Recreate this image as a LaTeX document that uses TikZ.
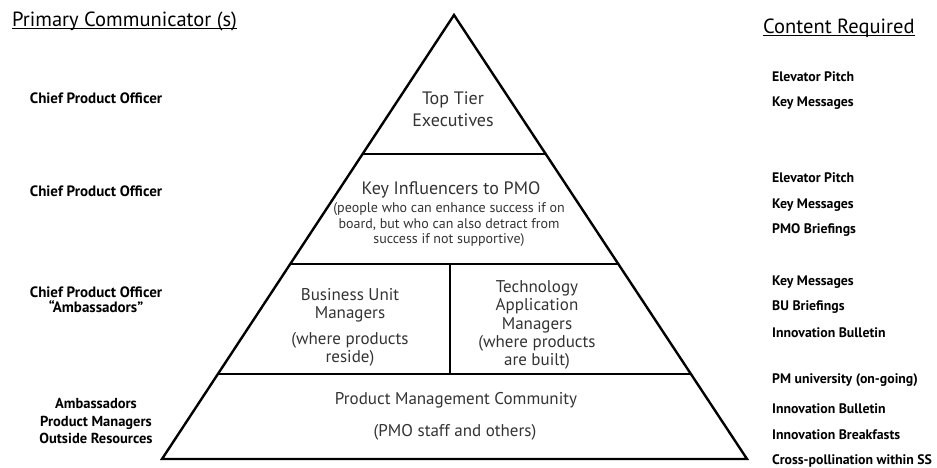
\documentclass[tikz,border=0pt]{standalone}
\usepackage{fontspec}
\setmainfont{PT Sans}
\usetikzlibrary{calc}
\begin{document}
\begin{tikzpicture}[x=1pt,y=-1pt,
  tier/.style={font=\fontsize{17}{18.2}\selectfont, align=center, text=black!80, inner sep=0pt},
  note/.style={font=\fontsize{14}{15.5}\selectfont, align=center, text=black!80, inner sep=0pt},
  lab/.style={font=\bfseries\fontsize{15}{15}\selectfont, align=center, inner sep=0pt},
  cont/.style={font=\bfseries\fontsize{13.8}{14}\selectfont, anchor=west, inner sep=0pt},
  head/.style={font=\fontsize{20.5}{22}\selectfont, anchor=west, inner sep=0pt},
  outline/.style={line width=2.4pt, line join=miter},
  tierline/.style={line width=2pt},
  divline/.style={line width=1.3pt}
]
\useasboundingbox (0,0) rectangle (937,467);
% pyramid
\coordinate (apex) at (454,15);
\coordinate (bl) at (162,459);
\coordinate (br) at (747,459);
\draw[outline] (apex) -- (br) -- (bl) -- cycle;
\coordinate (l1) at ($(apex)!0.3131!(bl)$);
\coordinate (r1) at ($(apex)!0.3131!(br)$);
\coordinate (l2) at ($(apex)!0.5608!(bl)$);
\coordinate (r2) at ($(apex)!0.5608!(br)$);
\coordinate (l3) at ($(apex)!0.8086!(bl)$);
\coordinate (r3) at ($(apex)!0.8086!(br)$);
\draw[tierline] (l1) -- (r1);
\draw[tierline] (l2) -- (r2);
\draw[tierline] (l3) -- (r3);
\coordinate (dtop) at (450,264);
\coordinate (dbot) at (450,374);
\draw[divline] (dtop) -- (dbot);
% pyramid texts
\node[tier, font=\fontsize{18}{22}\selectfont] (top) at (453,109) {Top Tier\\Executives};
\node[tier, font=\fontsize{18}{20}\selectfont] (key) at (451,190) {Key Influencers to PMO};
\node[note] (keynote) at (449,225) {(people who can enhance success if on\\board, but who can also detract from\\success if not supportive)};
\node[tier] (bu) at (350,305) {Business Unit\\Managers};
\node[tier] (bunote) at (350,349) {(where products\\reside)};
\node[tier] (tech) at (537,325) {Technology\\Application\\Managers\\(where products\\are built)};
\node[tier] (pmc) at (456,400) {Product Management Community};
\node[tier] (pmo) at (455,432) {(PMO staff and others)};
% left column
\node[head] (pc) at (12,21) {Primary Communicator (s)};
\draw[line width=0.9pt] ([yshift=-2pt]pc.base west) -- ([yshift=-2pt]pc.base east);
\node[lab] (c1) at (96,98) {Chief Product Officer};
\node[lab] (c2) at (96,191) {Chief Product Officer};
\node[lab] (c3) at (96,300) {Chief Product Officer\\“Ambassadors”};
\node[lab, font=\bfseries\fontsize{14.5}{17.5}\selectfont] (c4) at (96,421) {Ambassadors\\Product Managers\\Outside Resources};
% right column
\node[head] (cr) at (763,28) {Content Required};
\draw[line width=0.9pt] ([yshift=-2pt]cr.base west) -- ([yshift=-2pt]cr.base east);
\node[cont] (r1a) at (772,77) {Elevator Pitch};
\node[cont] (r1b) at (772,103) {Key Messages};
\node[cont] (r2a) at (772,178) {Elevator Pitch};
\node[cont] (r2b) at (772,205) {Key Messages};
\node[cont] (r2c) at (772,230) {PMO Briefings};
\node[cont] (r3a) at (772,282) {Key Messages};
\node[cont] (r3b) at (772,307) {BU Briefings};
\node[cont] (r3c) at (772,333) {Innovation Bulletin};
\node[cont] (r4a) at (772,380) {PM university (on-going)};
\node[cont] (r4b) at (772,409) {Innovation Bulletin};
\node[cont] (r4c) at (772,435) {Innovation Breakfasts};
\node[cont] (r4d) at (772,461) {Cross-pollination within SS};
\end{tikzpicture}
\end{document}
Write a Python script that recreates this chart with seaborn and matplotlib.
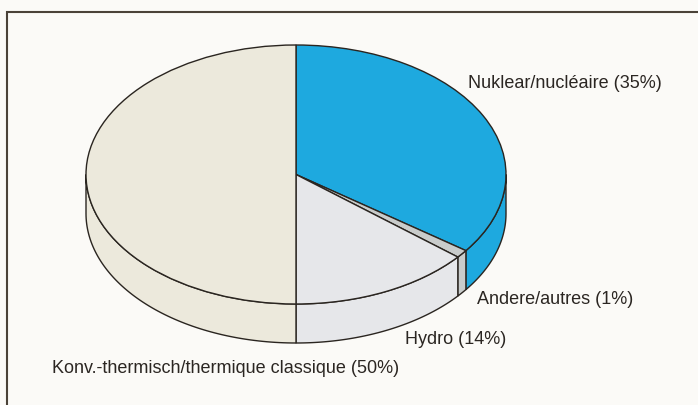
import matplotlib
matplotlib.use('Agg')
import matplotlib.pyplot as plt
from matplotlib.patches import Polygon, Rectangle
from matplotlib import font_manager
import seaborn as sns
import numpy as np

# Daten (Anteile der Stromproduktion)
labels = ["Nuklear/nucléaire (35%)", "Andere/autres (1%)", "Hydro (14%)",
          "Konv.-thermisch/thermique classique (50%)"]
anteile = [35, 1, 14, 50]
farben = ["#1ea9df", "#c9cccb", "#e6e7ea", "#ece9dc"]

sns.set_style("white")
namen = {f.name for f in font_manager.fontManager.ttflist}
schrift = "Liberation Sans Narrow" if "Liberation Sans Narrow" in namen else "Liberation Sans"
plt.rcParams['font.family'] = [schrift, 'DejaVu Sans']

W, H = 698, 406
fig = plt.figure(figsize=(W / 100, H / 100), dpi=100)
fig.patch.set_facecolor("#fbfaf7")
ax = fig.add_axes([0, 0, 1, 1])
ax.set_facecolor("#fbfaf7")

# Ellipse in Pixel: Zentrum (296, 175.5), Radien 210 x 129.5, Tiefe 39
cx, cy, rx, ry, tiefe = 296, 175.5, 210, 129.5, 39
d = tiefe / ry

# Seitenflaechen
winkel = 90.0
for wert, farbe in zip(anteile, farben):
    t1 = winkel - wert * 3.6
    t2 = winkel
    winkel = t1
    # sichtbarer Bereich: 180..360 Grad
    a = np.array([t1, t2])
    a = np.where(a < -180 + 1e-9, a + 360, a)
    lo, hi = t1 % 360, t1 % 360 + wert * 3.6
    for off in (0, -360, 360):
        s = max(lo + off, 180)
        e = min(hi + off, 360)
        if e > s:
            th = np.radians(np.linspace(s, e, 80))
            oben = np.column_stack([np.cos(th), np.sin(th)])
            unten = np.column_stack([np.cos(th[::-1]), np.sin(th[::-1]) - d])
            ax.add_patch(Polygon(np.vstack([oben, unten]), closed=True,
                                 facecolor=farbe, edgecolor="#2a2520", lw=1.0, zorder=1))

# Deckflaeche
ax.pie(anteile, colors=farben, startangle=90, counterclock=False,
       wedgeprops=dict(edgecolor="#2a2520", linewidth=1.0, zorder=2))

ax.set_aspect('auto')
ax.set_xlim(-cx / rx, (W - cx) / rx)
ax.set_ylim((cy - H) / ry, cy / ry)
ax.axis('off')

# Beschriftungen (Pixelpositionen)
pos = [(468, 84), (477, 300), (405, 340), (52, 369)]
for text, (px, py) in zip(labels, pos):
    fig.text(px / W, 1 - py / H, text, ha='left', va='center',
             fontsize=13, color="#2b2622")

# Rahmen
fig.patches.append(Rectangle((7 / W, -0.1), 1.2, 1 - 12.5 / H + 0.1,
                             transform=fig.transFigure, fill=False,
                             edgecolor="#4a4238", lw=1.5))

plt.savefig("out.png", dpi=100, facecolor=fig.get_facecolor())
plt.close()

■ **Directions for this task**:
Print the records above exactly as they stand, but leave out the pictures.

■ **Final answer**:
Recreate this image as a LaTeX document that uses TikZ.
\documentclass[tikz,border=0pt]{standalone}
\usepackage{fontspec}
\setmainfont{PT Sans}
\usetikzlibrary{calc}
\begin{document}
\begin{tikzpicture}[x=1pt,y=-1pt,
  tier/.style={font=\fontsize{17}{18.2}\selectfont, align=center, text=black!80, inner sep=0pt},
  note/.style={font=\fontsize{14}{15.5}\selectfont, align=center, text=black!80, inner sep=0pt},
  lab/.style={font=\bfseries\fontsize{15}{15}\selectfont, align=center, inner sep=0pt},
  cont/.style={font=\bfseries\fontsize{13.8}{14}\selectfont, anchor=west, inner sep=0pt},
  head/.style={font=\fontsize{20.5}{22}\selectfont, anchor=west, inner sep=0pt},
  outline/.style={line width=2.4pt, line join=miter},
  tierline/.style={line width=2pt},
  divline/.style={line width=1.3pt}
]
\useasboundingbox (0,0) rectangle (937,467);
% pyramid
\coordinate (apex) at (454,15);
\coordinate (bl) at (162,459);
\coordinate (br) at (747,459);
\draw[outline] (apex) -- (br) -- (bl) -- cycle;
\coordinate (l1) at ($(apex)!0.3131!(bl)$);
\coordinate (r1) at ($(apex)!0.3131!(br)$);
\coordinate (l2) at ($(apex)!0.5608!(bl)$);
\coordinate (r2) at ($(apex)!0.5608!(br)$);
\coordinate (l3) at ($(apex)!0.8086!(bl)$);
\coordinate (r3) at ($(apex)!0.8086!(br)$);
\draw[tierline] (l1) -- (r1);
\draw[tierline] (l2) -- (r2);
\draw[tierline] (l3) -- (r3);
\coordinate (dtop) at (450,264);
\coordinate (dbot) at (450,374);
\draw[divline] (dtop) -- (dbot);
% pyramid texts
\node[tier, font=\fontsize{18}{22}\selectfont] (top) at (453,109) {Top Tier\\Executives};
\node[tier, font=\fontsize{18}{20}\selectfont] (key) at (451,190) {Key Influencers to PMO};
\node[note] (keynote) at (449,225) {(people who can enhance success if on\\board, but who can also detract from\\success if not supportive)};
\node[tier] (bu) at (350,305) {Business Unit\\Managers};
\node[tier] (bunote) at (350,349) {(where products\\reside)};
\node[tier] (tech) at (537,325) {Technology\\Application\\Managers\\(where products\\are built)};
\node[tier] (pmc) at (456,400) {Product Management Community};
\node[tier] (pmo) at (455,432) {(PMO staff and others)};
% left column
\node[head] (pc) at (12,21) {Primary Communicator (s)};
\draw[line width=0.9pt] ([yshift=-2pt]pc.base west) -- ([yshift=-2pt]pc.base east);
\node[lab] (c1) at (96,98) {Chief Product Officer};
\node[lab] (c2) at (96,191) {Chief Product Officer};
\node[lab] (c3) at (96,300) {Chief Product Officer\\“Ambassadors”};
\node[lab, font=\bfseries\fontsize{14.5}{17.5}\selectfont] (c4) at (96,421) {Ambassadors\\Product Managers\\Outside Resources};
% right column
\node[head] (cr) at (763,28) {Content Required};
\draw[line width=0.9pt] ([yshift=-2pt]cr.base west) -- ([yshift=-2pt]cr.base east);
\node[cont] (r1a) at (772,77) {Elevator Pitch};
\node[cont] (r1b) at (772,103) {Key Messages};
\node[cont] (r2a) at (772,178) {Elevator Pitch};
\node[cont] (r2b) at (772,205) {Key Messages};
\node[cont] (r2c) at (772,230) {PMO Briefings};
\node[cont] (r3a) at (772,282) {Key Messages};
\node[cont] (r3b) at (772,307) {BU Briefings};
\node[cont] (r3c) at (772,333) {Innovation Bulletin};
\node[cont] (r4a) at (772,380) {PM university (on-going)};
\node[cont] (r4b) at (772,409) {Innovation Bulletin};
\node[cont] (r4c) at (772,435) {Innovation Breakfasts};
\node[cont] (r4d) at (772,461) {Cross-pollination within SS};
\end{tikzpicture}
\end{document}
Write a Python script that recreates this chart with seaborn and matplotlib.
import matplotlib
matplotlib.use('Agg')
import matplotlib.pyplot as plt
from matplotlib.patches import Polygon, Rectangle
from matplotlib import font_manager
import seaborn as sns
import numpy as np

# Daten (Anteile der Stromproduktion)
labels = ["Nuklear/nucléaire (35%)", "Andere/autres (1%)", "Hydro (14%)",
          "Konv.-thermisch/thermique classique (50%)"]
anteile = [35, 1, 14, 50]
farben = ["#1ea9df", "#c9cccb", "#e6e7ea", "#ece9dc"]

sns.set_style("white")
namen = {f.name for f in font_manager.fontManager.ttflist}
schrift = "Liberation Sans Narrow" if "Liberation Sans Narrow" in namen else "Liberation Sans"
plt.rcParams['font.family'] = [schrift, 'DejaVu Sans']

W, H = 698, 406
fig = plt.figure(figsize=(W / 100, H / 100), dpi=100)
fig.patch.set_facecolor("#fbfaf7")
ax = fig.add_axes([0, 0, 1, 1])
ax.set_facecolor("#fbfaf7")

# Ellipse in Pixel: Zentrum (296, 175.5), Radien 210 x 129.5, Tiefe 39
cx, cy, rx, ry, tiefe = 296, 175.5, 210, 129.5, 39
d = tiefe / ry

# Seitenflaechen
winkel = 90.0
for wert, farbe in zip(anteile, farben):
    t1 = winkel - wert * 3.6
    t2 = winkel
    winkel = t1
    # sichtbarer Bereich: 180..360 Grad
    a = np.array([t1, t2])
    a = np.where(a < -180 + 1e-9, a + 360, a)
    lo, hi = t1 % 360, t1 % 360 + wert * 3.6
    for off in (0, -360, 360):
        s = max(lo + off, 180)
        e = min(hi + off, 360)
        if e > s:
            th = np.radians(np.linspace(s, e, 80))
            oben = np.column_stack([np.cos(th), np.sin(th)])
            unten = np.column_stack([np.cos(th[::-1]), np.sin(th[::-1]) - d])
            ax.add_patch(Polygon(np.vstack([oben, unten]), closed=True,
                                 facecolor=farbe, edgecolor="#2a2520", lw=1.0, zorder=1))

# Deckflaeche
ax.pie(anteile, colors=farben, startangle=90, counterclock=False,
       wedgeprops=dict(edgecolor="#2a2520", linewidth=1.0, zorder=2))

ax.set_aspect('auto')
ax.set_xlim(-cx / rx, (W - cx) / rx)
ax.set_ylim((cy - H) / ry, cy / ry)
ax.axis('off')

# Beschriftungen (Pixelpositionen)
pos = [(468, 84), (477, 300), (405, 340), (52, 369)]
for text, (px, py) in zip(labels, pos):
    fig.text(px / W, 1 - py / H, text, ha='left', va='center',
             fontsize=13, color="#2b2622")

# Rahmen
fig.patches.append(Rectangle((7 / W, -0.1), 1.2, 1 - 12.5 / H + 0.1,
                             transform=fig.transFigure, fill=False,
                             edgecolor="#4a4238", lw=1.5))

plt.savefig("out.png", dpi=100, facecolor=fig.get_facecolor())
plt.close()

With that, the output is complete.